Tip: Get control of your money with the Awesome Money Course!

Make Extra Debt Payments

Less rent means you can focus more money on getting out of debt sooner. One reason why I didn’t choose the most expensive rent I could afford was to repay my student loans sooner.

Knowing you don’t have to make a debt payment each month is a relief.

Increase Your Net Worth Quicker

To an extent, rent is like throwing money away. You will never get any of your rent money back.

Instead of paying more rent than you have to, build wealth for yourself. Personal Capital has a free tool I enjoy using. In real-time, you can track your own saving progress.

You should save and invest your rent savings. This way, you have money for short and long-term goals.

For example, maybe you want to buy a house in the future. Maybe, you don’t own a house because you can’t afford the 20% down payment. Paying less in rent helps you save for the down payment.

Build a Better Credit Profile

Paying rent doesn’t usually help your credit score. But, RentTrack can help build a credit history.
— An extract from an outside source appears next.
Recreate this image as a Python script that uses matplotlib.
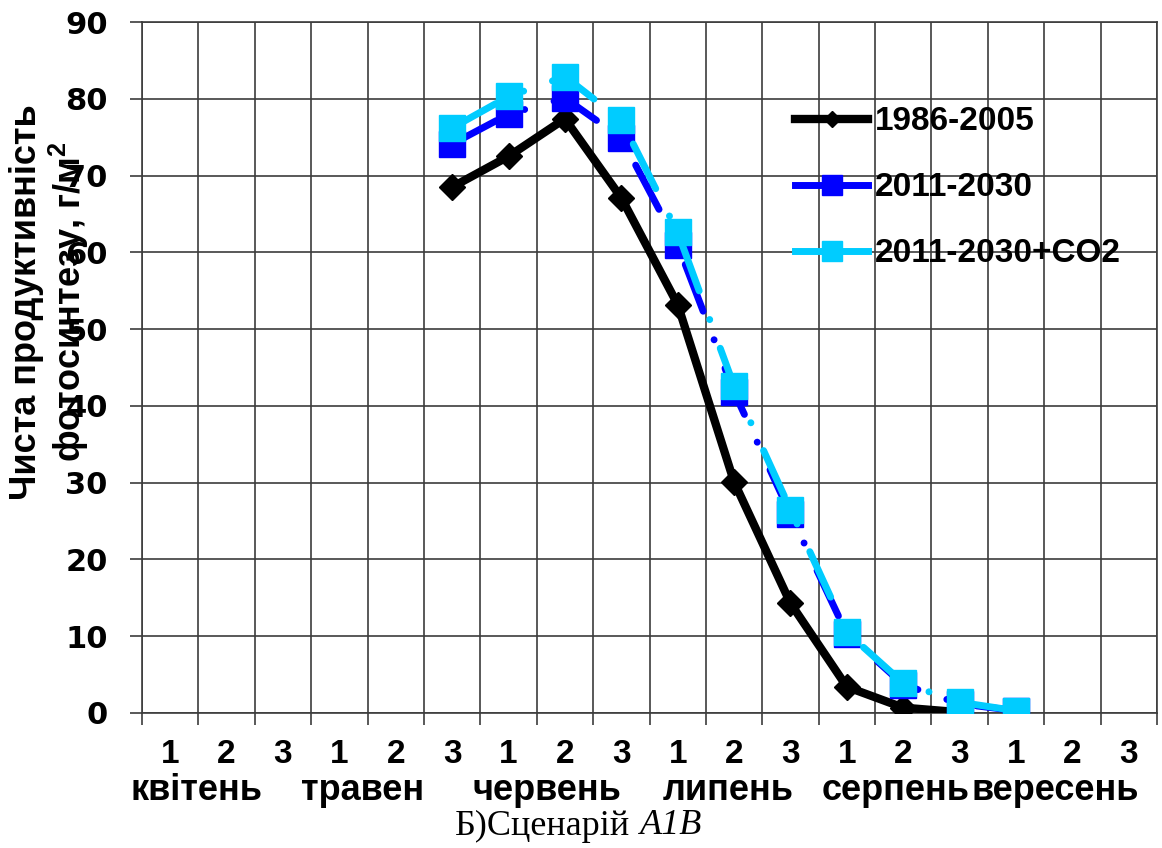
import matplotlib.pyplot as plt
import numpy as np
from matplotlib.lines import Line2D

# decades (1-3) within each month, April to September
decade_labels = ["1", "2", "3"] * 6
month_labels = ["квітень", "травен", "червень", "липень", "серпень", "вересень"]

# net photosynthesis productivity, g/m2; series start at the 3rd decade of May
start = 5
base_1986_2005 = [68.5, 72.5, 77.4, 67.1, 53.2, 30.1, 14.3, 3.4, 0.7, 0.1]
scen_2011_2030 = [74.1, 78.0, 80.1, 74.9, 61.0, 41.8, 25.9, 10.3, 3.7, 1.2, 0.3]
scen_2011_2030_co2 = [76.2, 80.3, 82.9, 77.2, 62.6, 42.6, 26.5, 10.5, 3.9, 1.4, 0.3]

series_names = ["1986-2005", "2011-2030", "2011-2030+CO2"]

plt.rcParams['mathtext.fontset'] = 'custom'
plt.rcParams['mathtext.rm'] = 'Liberation Sans:bold'
plt.rcParams['mathtext.sf'] = 'Liberation Sans:bold'

W, H = 1162, 848
fig = plt.figure(figsize=(W / 100, H / 100), dpi=100)
ax = fig.add_axes([142 / W, 1 - 713 / H, (1157 - 142) / W, (713 - 22) / H])

grid_c = "#3c3c3c"
long_dash_dot = (0, (7.2, 4.4, 0.01, 4.4))

x_base = np.arange(start, start + len(base_1986_2005))
x_scen = np.arange(start, start + len(scen_2011_2030))

ax.plot(x_base, base_1986_2005, color="black", lw=6, marker="D", ms=13,
        solid_joinstyle="round", zorder=3)
ax.plot(x_scen, scen_2011_2030, color="#0000ff", lw=5, ls=long_dash_dot,
        dash_capstyle="round", marker="s", ms=18.5, zorder=4)
ax.plot(x_scen, scen_2011_2030_co2, color="#00ccff", lw=5, ls=long_dash_dot,
        dash_capstyle="round", marker="s", ms=18.5, zorder=5)

ax.set_xlim(-0.5, len(decade_labels) - 0.5)
ax.set_ylim(0, 90)
ax.set_xticks(np.arange(len(decade_labels) + 1) - 0.5)
ax.set_xticklabels([])
ax.set_yticks(np.arange(0, 91, 10))
ax.grid(True, color=grid_c, lw=1.2)
ax.set_axisbelow(True)
for s in ax.spines.values():
    s.set_color(grid_c)
    s.set_linewidth(1.2)
ax.tick_params(axis="both", direction="out", length=8.6, width=1.2, color=grid_c)
ax.tick_params(axis="y", pad=16, labelsize=22)
for lab in ax.get_yticklabels():
    lab.set_fontfamily("DejaVu Sans")
    lab.set_fontweight("bold")

# two-level category labels under the axis
xt = ax.get_xaxis_transform()
for i, d in enumerate(decade_labels):
    ax.text(i, -0.06, d, transform=xt, ha="center", va="center",
            fontsize=24, fontweight="bold", family="Liberation Sans")
month_x = [0.47, 3.42, 6.68, 9.9, 12.87, 15.69]
for mx, m in zip(month_x, month_labels):
    ax.text(mx, -0.112, m, transform=xt, ha="center", va="center",
            fontsize=26, fontweight="bold", family="Liberation Sans")

fig.text(50 / W, 1 - 302 / H, "Чиста продуктивність\nфотосинтезу, г/м$^{\\mathsf{2}}$",
         rotation=90, ha="center", va="center", multialignment="center",
         fontsize=26, fontweight="bold", family="Liberation Sans", linespacing=1.1)

handles = [
    Line2D([], [], color="black", lw=6, marker="D", ms=8),
    Line2D([], [], color="#0000ff", lw=5, marker="s", ms=14),
    Line2D([], [], color="#00ccff", lw=5, marker="s", ms=14),
]
fig.legend(handles, series_names, loc="center left",
           bbox_to_anchor=(795 / W, 1 - 188 / H), frameon=False,
           borderpad=0, borderaxespad=0, handlelength=2.2, handletextpad=0.2,
           labelspacing=1.05,
           prop={"family": "Liberation Sans", "weight": "bold", "size": 24})

# caption: scenario name in italics
fig.text(630 / W, 1 - 826 / H, "Б)Сценарій", ha="right", va="center",
         fontsize=26, family="Liberation Serif")
fig.text(640 / W, 1 - 826 / H, "A1B", ha="left", va="center",
         fontsize=26, family="Liberation Serif", style="italic")

fig.savefig("out.png", dpi=100)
If you don’t have other ways to build credit, this can be a good option.

There are times when you may have to report your monthly rent to creditors. For example, you may want to refinance your current loans. If your rent is too high, you might not get the best interest rate.

With a small rent payment, you tell others that you can manage money well.

Plus, less rent decreases the odds of having to borrow money in the future. By saving your extra income, you can pull from savings for large bills. Then, you pay yourself back!

You Can Work Less

Maybe, your only option right now to afford rent is to work extra hours. Or, both you and your spouse must work to make ends meet. Moving to a cheaper apartment reduces your monthly expenses. Since you spend less on needs, you can afford to make less money.

The Takeaway

In most places, you can find a rental that’s less than 30% of your income. As always, look to spend as little as possible. Paying less rent means you have more disposable income. In turn, you can use this extra money to improve your finances.